Task goal: Output each entry that follows exactly. Images stay out.

-------- Exercise materials

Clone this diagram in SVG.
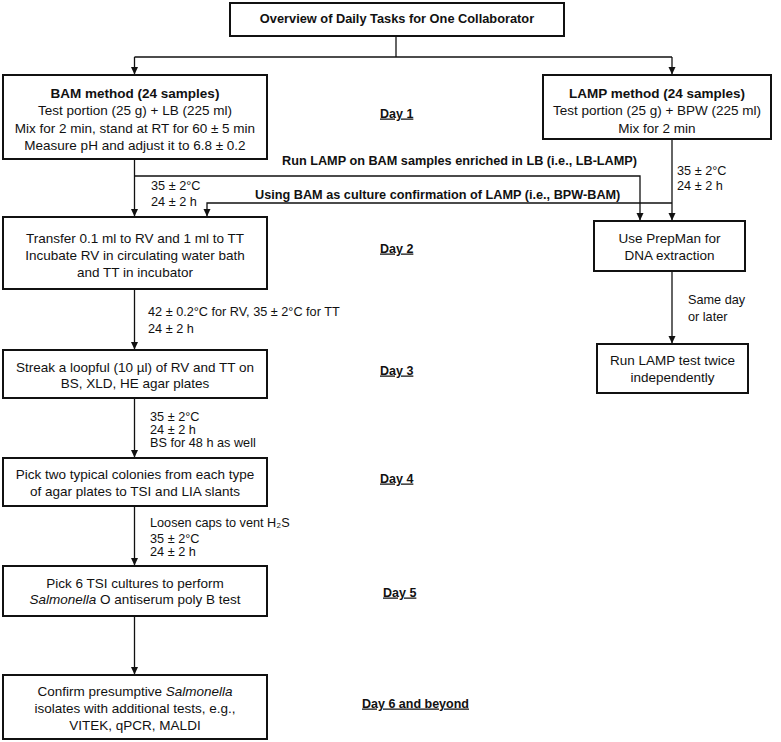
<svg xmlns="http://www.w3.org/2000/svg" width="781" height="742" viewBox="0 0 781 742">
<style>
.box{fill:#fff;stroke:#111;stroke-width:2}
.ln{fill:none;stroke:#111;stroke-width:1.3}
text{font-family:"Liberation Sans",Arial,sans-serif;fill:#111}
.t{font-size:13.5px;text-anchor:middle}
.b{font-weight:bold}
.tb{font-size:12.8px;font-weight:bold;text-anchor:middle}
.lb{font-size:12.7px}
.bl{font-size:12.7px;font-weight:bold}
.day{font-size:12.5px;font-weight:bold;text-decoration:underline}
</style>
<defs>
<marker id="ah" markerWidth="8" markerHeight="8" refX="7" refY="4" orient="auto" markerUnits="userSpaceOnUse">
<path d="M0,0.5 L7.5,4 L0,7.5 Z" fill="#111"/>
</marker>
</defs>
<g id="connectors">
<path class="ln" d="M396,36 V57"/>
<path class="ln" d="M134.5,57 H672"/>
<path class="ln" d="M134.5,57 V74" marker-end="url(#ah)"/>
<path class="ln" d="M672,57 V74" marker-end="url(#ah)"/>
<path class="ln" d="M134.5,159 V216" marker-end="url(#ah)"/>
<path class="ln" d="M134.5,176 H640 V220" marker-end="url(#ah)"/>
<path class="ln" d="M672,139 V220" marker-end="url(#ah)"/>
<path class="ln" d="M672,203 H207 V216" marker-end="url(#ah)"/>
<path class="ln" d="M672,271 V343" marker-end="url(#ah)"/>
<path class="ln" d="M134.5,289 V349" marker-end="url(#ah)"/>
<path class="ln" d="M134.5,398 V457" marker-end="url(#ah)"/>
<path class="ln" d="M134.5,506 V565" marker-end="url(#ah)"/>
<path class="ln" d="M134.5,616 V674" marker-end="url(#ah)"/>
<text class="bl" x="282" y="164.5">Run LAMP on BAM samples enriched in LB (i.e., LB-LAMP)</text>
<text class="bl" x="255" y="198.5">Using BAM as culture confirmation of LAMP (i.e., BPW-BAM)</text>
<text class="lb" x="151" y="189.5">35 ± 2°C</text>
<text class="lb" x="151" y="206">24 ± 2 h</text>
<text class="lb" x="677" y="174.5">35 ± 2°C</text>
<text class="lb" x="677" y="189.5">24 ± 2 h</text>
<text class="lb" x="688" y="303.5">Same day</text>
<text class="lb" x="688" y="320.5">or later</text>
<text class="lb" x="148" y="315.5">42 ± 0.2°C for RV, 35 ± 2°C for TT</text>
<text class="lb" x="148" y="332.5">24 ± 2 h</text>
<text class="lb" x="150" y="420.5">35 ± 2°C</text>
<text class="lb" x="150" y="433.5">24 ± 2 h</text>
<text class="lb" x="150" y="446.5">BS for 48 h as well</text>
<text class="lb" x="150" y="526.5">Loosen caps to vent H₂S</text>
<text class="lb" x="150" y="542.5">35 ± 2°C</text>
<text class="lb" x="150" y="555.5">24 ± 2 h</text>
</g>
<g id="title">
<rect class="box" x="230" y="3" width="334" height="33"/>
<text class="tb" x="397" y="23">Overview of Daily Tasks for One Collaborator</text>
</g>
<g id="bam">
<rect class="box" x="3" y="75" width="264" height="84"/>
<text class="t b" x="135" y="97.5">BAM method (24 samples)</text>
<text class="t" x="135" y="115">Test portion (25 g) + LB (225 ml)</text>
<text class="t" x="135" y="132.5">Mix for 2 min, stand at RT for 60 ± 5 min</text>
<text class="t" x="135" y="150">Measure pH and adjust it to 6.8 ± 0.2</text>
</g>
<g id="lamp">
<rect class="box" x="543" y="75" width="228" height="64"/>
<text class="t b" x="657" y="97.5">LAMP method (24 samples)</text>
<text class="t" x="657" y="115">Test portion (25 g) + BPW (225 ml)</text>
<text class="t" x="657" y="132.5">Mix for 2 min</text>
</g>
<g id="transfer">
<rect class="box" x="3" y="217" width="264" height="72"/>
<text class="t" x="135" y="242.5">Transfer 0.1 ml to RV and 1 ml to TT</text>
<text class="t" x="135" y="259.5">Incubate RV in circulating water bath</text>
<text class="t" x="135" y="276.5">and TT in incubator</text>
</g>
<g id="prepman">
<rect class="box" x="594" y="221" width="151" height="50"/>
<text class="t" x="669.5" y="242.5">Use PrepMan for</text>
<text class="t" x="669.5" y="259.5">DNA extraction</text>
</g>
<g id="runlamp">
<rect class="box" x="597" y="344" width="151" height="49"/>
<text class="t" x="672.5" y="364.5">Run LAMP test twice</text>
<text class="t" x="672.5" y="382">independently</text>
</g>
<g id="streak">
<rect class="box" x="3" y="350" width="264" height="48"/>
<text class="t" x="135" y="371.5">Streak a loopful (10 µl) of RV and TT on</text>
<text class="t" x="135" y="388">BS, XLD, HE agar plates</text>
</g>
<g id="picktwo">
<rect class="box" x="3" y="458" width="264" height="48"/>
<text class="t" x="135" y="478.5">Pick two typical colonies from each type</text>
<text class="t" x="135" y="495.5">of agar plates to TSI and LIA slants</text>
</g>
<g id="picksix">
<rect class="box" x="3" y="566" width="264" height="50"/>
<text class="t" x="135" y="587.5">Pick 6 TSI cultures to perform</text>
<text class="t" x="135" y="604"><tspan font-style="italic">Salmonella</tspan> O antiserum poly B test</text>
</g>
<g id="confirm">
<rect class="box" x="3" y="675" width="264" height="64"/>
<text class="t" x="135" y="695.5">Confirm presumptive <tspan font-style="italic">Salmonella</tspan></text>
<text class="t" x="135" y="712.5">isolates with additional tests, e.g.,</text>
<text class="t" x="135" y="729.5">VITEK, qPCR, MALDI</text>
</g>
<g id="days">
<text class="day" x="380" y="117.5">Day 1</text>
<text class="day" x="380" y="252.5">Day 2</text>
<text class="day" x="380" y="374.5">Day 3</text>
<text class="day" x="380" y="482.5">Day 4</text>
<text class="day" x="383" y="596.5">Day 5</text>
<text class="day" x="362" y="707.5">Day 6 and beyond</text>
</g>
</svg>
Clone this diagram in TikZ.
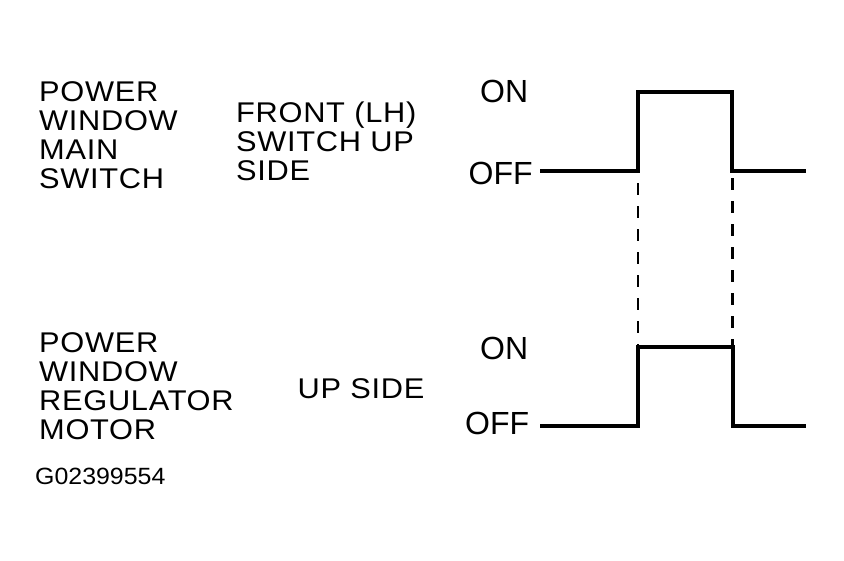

----------------

The response:
Clone this diagram in SVG.
<svg xmlns="http://www.w3.org/2000/svg" width="781" height="742" viewBox="0 0 781 742">
<style>
.box{fill:#fff;stroke:#111;stroke-width:2}
.ln{fill:none;stroke:#111;stroke-width:1.3}
text{font-family:"Liberation Sans",Arial,sans-serif;fill:#111}
.t{font-size:13.5px;text-anchor:middle}
.b{font-weight:bold}
.tb{font-size:12.8px;font-weight:bold;text-anchor:middle}
.lb{font-size:12.7px}
.bl{font-size:12.7px;font-weight:bold}
.day{font-size:12.5px;font-weight:bold;text-decoration:underline}
</style>
<defs>
<marker id="ah" markerWidth="8" markerHeight="8" refX="7" refY="4" orient="auto" markerUnits="userSpaceOnUse">
<path d="M0,0.5 L7.5,4 L0,7.5 Z" fill="#111"/>
</marker>
</defs>
<g id="connectors">
<path class="ln" d="M396,36 V57"/>
<path class="ln" d="M134.5,57 H672"/>
<path class="ln" d="M134.5,57 V74" marker-end="url(#ah)"/>
<path class="ln" d="M672,57 V74" marker-end="url(#ah)"/>
<path class="ln" d="M134.5,159 V216" marker-end="url(#ah)"/>
<path class="ln" d="M134.5,176 H640 V220" marker-end="url(#ah)"/>
<path class="ln" d="M672,139 V220" marker-end="url(#ah)"/>
<path class="ln" d="M672,203 H207 V216" marker-end="url(#ah)"/>
<path class="ln" d="M672,271 V343" marker-end="url(#ah)"/>
<path class="ln" d="M134.5,289 V349" marker-end="url(#ah)"/>
<path class="ln" d="M134.5,398 V457" marker-end="url(#ah)"/>
<path class="ln" d="M134.5,506 V565" marker-end="url(#ah)"/>
<path class="ln" d="M134.5,616 V674" marker-end="url(#ah)"/>
<text class="bl" x="282" y="164.5">Run LAMP on BAM samples enriched in LB (i.e., LB-LAMP)</text>
<text class="bl" x="255" y="198.5">Using BAM as culture confirmation of LAMP (i.e., BPW-BAM)</text>
<text class="lb" x="151" y="189.5">35 ± 2°C</text>
<text class="lb" x="151" y="206">24 ± 2 h</text>
<text class="lb" x="677" y="174.5">35 ± 2°C</text>
<text class="lb" x="677" y="189.5">24 ± 2 h</text>
<text class="lb" x="688" y="303.5">Same day</text>
<text class="lb" x="688" y="320.5">or later</text>
<text class="lb" x="148" y="315.5">42 ± 0.2°C for RV, 35 ± 2°C for TT</text>
<text class="lb" x="148" y="332.5">24 ± 2 h</text>
<text class="lb" x="150" y="420.5">35 ± 2°C</text>
<text class="lb" x="150" y="433.5">24 ± 2 h</text>
<text class="lb" x="150" y="446.5">BS for 48 h as well</text>
<text class="lb" x="150" y="526.5">Loosen caps to vent H₂S</text>
<text class="lb" x="150" y="542.5">35 ± 2°C</text>
<text class="lb" x="150" y="555.5">24 ± 2 h</text>
</g>
<g id="title">
<rect class="box" x="230" y="3" width="334" height="33"/>
<text class="tb" x="397" y="23">Overview of Daily Tasks for One Collaborator</text>
</g>
<g id="bam">
<rect class="box" x="3" y="75" width="264" height="84"/>
<text class="t b" x="135" y="97.5">BAM method (24 samples)</text>
<text class="t" x="135" y="115">Test portion (25 g) + LB (225 ml)</text>
<text class="t" x="135" y="132.5">Mix for 2 min, stand at RT for 60 ± 5 min</text>
<text class="t" x="135" y="150">Measure pH and adjust it to 6.8 ± 0.2</text>
</g>
<g id="lamp">
<rect class="box" x="543" y="75" width="228" height="64"/>
<text class="t b" x="657" y="97.5">LAMP method (24 samples)</text>
<text class="t" x="657" y="115">Test portion (25 g) + BPW (225 ml)</text>
<text class="t" x="657" y="132.5">Mix for 2 min</text>
</g>
<g id="transfer">
<rect class="box" x="3" y="217" width="264" height="72"/>
<text class="t" x="135" y="242.5">Transfer 0.1 ml to RV and 1 ml to TT</text>
<text class="t" x="135" y="259.5">Incubate RV in circulating water bath</text>
<text class="t" x="135" y="276.5">and TT in incubator</text>
</g>
<g id="prepman">
<rect class="box" x="594" y="221" width="151" height="50"/>
<text class="t" x="669.5" y="242.5">Use PrepMan for</text>
<text class="t" x="669.5" y="259.5">DNA extraction</text>
</g>
<g id="runlamp">
<rect class="box" x="597" y="344" width="151" height="49"/>
<text class="t" x="672.5" y="364.5">Run LAMP test twice</text>
<text class="t" x="672.5" y="382">independently</text>
</g>
<g id="streak">
<rect class="box" x="3" y="350" width="264" height="48"/>
<text class="t" x="135" y="371.5">Streak a loopful (10 µl) of RV and TT on</text>
<text class="t" x="135" y="388">BS, XLD, HE agar plates</text>
</g>
<g id="picktwo">
<rect class="box" x="3" y="458" width="264" height="48"/>
<text class="t" x="135" y="478.5">Pick two typical colonies from each type</text>
<text class="t" x="135" y="495.5">of agar plates to TSI and LIA slants</text>
</g>
<g id="picksix">
<rect class="box" x="3" y="566" width="264" height="50"/>
<text class="t" x="135" y="587.5">Pick 6 TSI cultures to perform</text>
<text class="t" x="135" y="604"><tspan font-style="italic">Salmonella</tspan> O antiserum poly B test</text>
</g>
<g id="confirm">
<rect class="box" x="3" y="675" width="264" height="64"/>
<text class="t" x="135" y="695.5">Confirm presumptive <tspan font-style="italic">Salmonella</tspan></text>
<text class="t" x="135" y="712.5">isolates with additional tests, e.g.,</text>
<text class="t" x="135" y="729.5">VITEK, qPCR, MALDI</text>
</g>
<g id="days">
<text class="day" x="380" y="117.5">Day 1</text>
<text class="day" x="380" y="252.5">Day 2</text>
<text class="day" x="380" y="374.5">Day 3</text>
<text class="day" x="380" y="482.5">Day 4</text>
<text class="day" x="383" y="596.5">Day 5</text>
<text class="day" x="362" y="707.5">Day 6 and beyond</text>
</g>
</svg>
Clone this diagram in TikZ.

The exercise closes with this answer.